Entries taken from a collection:
- - - - -

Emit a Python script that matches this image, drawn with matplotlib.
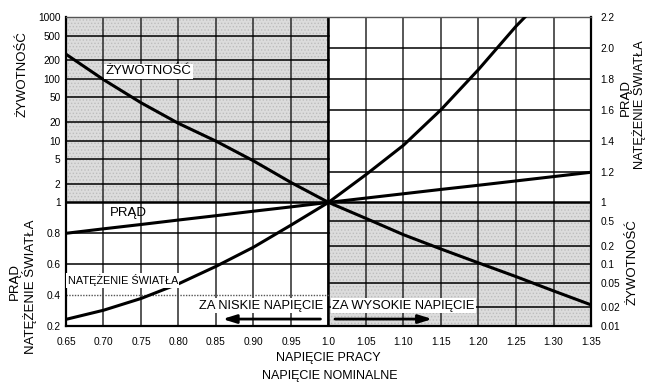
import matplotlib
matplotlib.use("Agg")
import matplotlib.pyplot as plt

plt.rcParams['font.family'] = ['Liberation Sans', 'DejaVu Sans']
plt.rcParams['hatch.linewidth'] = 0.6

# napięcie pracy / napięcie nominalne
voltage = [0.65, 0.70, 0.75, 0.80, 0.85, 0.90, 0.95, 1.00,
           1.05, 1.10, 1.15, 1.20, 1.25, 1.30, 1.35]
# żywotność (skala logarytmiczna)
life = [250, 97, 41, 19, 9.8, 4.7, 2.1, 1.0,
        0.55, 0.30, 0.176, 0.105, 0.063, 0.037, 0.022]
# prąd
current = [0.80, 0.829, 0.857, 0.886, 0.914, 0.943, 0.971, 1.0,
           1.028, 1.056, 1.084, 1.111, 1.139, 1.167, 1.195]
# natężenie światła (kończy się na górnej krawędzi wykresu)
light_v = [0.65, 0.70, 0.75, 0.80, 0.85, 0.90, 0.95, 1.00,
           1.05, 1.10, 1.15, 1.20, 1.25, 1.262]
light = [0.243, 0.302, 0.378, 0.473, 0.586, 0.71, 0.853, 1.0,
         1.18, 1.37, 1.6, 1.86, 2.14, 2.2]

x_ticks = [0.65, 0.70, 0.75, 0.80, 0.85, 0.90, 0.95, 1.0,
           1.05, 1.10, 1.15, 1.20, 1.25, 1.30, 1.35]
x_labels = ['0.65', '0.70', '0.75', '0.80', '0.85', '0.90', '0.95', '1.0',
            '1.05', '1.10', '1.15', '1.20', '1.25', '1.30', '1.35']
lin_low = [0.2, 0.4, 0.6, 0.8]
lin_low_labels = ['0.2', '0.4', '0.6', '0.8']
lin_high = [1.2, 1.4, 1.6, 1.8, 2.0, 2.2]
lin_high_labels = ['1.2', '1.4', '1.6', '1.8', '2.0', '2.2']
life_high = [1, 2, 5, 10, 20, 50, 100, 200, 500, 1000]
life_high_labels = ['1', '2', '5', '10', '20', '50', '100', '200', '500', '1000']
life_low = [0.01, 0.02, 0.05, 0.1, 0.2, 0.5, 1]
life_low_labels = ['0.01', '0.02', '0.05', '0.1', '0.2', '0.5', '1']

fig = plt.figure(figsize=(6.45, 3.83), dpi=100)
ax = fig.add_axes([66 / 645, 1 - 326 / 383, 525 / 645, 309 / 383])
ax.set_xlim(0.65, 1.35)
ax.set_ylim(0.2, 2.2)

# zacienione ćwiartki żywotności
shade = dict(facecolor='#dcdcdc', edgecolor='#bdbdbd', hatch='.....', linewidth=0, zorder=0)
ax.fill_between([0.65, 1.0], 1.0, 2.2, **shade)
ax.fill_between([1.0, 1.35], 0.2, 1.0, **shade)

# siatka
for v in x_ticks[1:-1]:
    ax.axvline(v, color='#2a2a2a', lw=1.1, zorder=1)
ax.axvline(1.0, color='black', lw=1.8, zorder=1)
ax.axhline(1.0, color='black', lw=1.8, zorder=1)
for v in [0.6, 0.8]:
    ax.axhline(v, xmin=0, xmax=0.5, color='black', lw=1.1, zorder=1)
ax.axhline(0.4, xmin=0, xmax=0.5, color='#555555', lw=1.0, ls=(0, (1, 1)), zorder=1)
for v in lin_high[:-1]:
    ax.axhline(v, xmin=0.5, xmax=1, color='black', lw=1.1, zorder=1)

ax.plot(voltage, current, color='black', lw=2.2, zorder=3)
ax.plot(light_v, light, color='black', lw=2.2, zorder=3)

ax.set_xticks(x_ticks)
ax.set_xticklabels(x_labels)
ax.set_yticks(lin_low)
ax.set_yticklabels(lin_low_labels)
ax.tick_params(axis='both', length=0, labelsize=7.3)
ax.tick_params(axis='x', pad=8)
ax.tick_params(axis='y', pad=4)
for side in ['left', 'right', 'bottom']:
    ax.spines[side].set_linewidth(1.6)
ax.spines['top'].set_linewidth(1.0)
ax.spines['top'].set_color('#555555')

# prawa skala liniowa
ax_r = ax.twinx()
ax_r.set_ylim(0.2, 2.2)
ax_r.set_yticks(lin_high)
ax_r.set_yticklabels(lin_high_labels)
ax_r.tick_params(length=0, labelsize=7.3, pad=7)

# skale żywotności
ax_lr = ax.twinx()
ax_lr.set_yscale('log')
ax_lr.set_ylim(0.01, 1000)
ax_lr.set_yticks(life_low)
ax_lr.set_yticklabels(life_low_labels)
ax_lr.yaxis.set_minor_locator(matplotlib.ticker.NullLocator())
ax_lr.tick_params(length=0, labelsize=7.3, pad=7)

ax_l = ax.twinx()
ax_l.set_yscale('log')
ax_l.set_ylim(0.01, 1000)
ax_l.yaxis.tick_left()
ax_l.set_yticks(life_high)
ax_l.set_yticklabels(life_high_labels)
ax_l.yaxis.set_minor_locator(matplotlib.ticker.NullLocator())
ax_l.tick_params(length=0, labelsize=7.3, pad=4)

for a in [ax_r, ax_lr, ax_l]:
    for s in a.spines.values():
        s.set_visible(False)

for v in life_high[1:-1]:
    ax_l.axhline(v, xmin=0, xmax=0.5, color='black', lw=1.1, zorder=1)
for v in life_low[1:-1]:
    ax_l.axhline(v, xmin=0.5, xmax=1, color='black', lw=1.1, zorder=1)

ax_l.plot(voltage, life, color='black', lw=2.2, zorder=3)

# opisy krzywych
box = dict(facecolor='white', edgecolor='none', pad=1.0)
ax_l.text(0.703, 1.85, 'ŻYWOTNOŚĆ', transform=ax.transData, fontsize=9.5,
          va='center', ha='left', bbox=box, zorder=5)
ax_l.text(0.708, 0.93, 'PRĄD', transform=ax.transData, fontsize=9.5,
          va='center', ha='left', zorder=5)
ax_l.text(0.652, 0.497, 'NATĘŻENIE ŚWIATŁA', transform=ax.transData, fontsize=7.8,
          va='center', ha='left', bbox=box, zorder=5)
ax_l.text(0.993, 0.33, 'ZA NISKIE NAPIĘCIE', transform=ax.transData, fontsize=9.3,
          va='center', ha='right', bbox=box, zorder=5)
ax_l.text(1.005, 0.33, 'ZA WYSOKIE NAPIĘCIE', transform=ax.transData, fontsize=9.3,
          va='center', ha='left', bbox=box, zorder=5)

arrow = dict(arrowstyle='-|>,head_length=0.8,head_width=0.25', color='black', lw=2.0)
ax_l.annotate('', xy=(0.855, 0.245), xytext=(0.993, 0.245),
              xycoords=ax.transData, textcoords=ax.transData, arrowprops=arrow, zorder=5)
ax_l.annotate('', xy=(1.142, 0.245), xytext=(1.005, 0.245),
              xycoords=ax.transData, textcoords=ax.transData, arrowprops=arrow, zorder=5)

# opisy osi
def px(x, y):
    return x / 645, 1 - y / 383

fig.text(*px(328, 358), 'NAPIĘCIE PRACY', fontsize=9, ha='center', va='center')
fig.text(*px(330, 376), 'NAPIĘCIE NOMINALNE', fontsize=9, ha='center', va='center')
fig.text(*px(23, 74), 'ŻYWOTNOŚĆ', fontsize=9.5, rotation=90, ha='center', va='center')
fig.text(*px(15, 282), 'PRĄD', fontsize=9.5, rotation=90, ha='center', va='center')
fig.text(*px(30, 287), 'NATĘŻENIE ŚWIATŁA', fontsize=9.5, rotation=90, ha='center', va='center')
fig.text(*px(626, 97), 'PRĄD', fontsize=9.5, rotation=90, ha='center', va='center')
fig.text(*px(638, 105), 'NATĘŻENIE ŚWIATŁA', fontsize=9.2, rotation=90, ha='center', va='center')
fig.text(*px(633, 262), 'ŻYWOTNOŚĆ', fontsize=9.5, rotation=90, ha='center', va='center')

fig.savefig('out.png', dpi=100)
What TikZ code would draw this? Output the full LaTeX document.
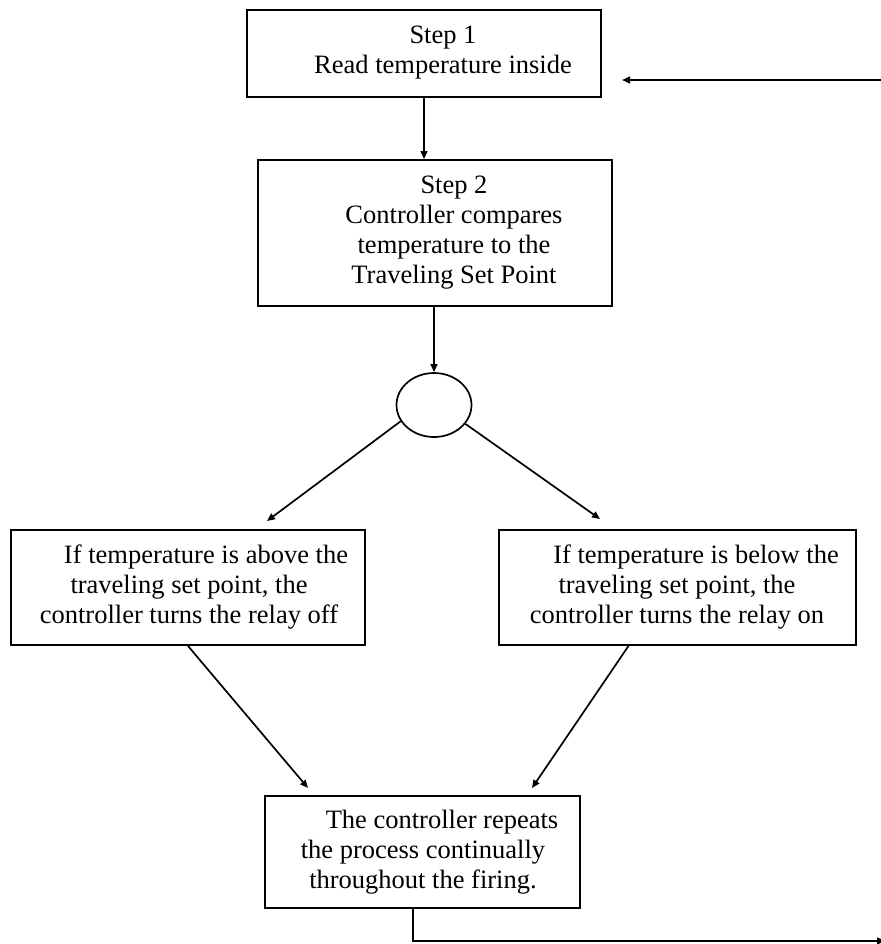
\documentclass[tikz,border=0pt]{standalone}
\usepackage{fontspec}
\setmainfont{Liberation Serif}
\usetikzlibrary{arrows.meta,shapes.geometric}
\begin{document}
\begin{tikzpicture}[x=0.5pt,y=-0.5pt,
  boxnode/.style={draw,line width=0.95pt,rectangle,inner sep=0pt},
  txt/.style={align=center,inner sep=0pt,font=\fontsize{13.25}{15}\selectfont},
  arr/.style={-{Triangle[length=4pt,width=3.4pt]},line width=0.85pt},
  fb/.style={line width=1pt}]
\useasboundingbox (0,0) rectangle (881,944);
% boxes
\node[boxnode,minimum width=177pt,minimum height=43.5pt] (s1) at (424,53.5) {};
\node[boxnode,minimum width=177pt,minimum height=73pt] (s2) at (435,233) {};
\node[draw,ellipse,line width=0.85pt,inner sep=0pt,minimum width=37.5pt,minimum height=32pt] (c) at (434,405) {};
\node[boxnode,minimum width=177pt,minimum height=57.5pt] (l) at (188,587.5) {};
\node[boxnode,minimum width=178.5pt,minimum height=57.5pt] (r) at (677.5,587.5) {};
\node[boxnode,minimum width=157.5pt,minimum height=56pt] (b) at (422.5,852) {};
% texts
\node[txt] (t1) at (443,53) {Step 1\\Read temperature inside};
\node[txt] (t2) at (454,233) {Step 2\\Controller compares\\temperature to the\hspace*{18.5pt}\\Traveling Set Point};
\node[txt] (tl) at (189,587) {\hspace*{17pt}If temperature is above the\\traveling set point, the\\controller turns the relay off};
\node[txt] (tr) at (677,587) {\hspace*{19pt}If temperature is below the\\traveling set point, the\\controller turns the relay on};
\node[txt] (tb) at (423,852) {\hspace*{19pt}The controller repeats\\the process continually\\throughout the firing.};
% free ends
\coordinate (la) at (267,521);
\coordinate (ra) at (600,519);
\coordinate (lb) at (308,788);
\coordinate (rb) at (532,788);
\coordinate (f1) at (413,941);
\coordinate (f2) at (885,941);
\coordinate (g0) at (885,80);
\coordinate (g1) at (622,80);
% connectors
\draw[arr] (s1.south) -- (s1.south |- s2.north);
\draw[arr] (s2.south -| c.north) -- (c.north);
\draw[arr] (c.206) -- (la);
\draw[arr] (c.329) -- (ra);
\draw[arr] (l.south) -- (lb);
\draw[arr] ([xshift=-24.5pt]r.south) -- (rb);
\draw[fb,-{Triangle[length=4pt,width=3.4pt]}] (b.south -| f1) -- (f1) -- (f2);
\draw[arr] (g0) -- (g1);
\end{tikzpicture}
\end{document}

- - - - -

• Exercise prompt
Word for word, give again the lines from the first entry to the line with "plt.rcParams['hatch.linewidth'] = 0.6", inclusive. Exclude the pictures.

• Task output
Emit a Python script that matches this image, drawn with matplotlib.
import matplotlib
matplotlib.use("Agg")
import matplotlib.pyplot as plt

plt.rcParams['font.family'] = ['Liberation Sans', 'DejaVu Sans']
plt.rcParams['hatch.linewidth'] = 0.6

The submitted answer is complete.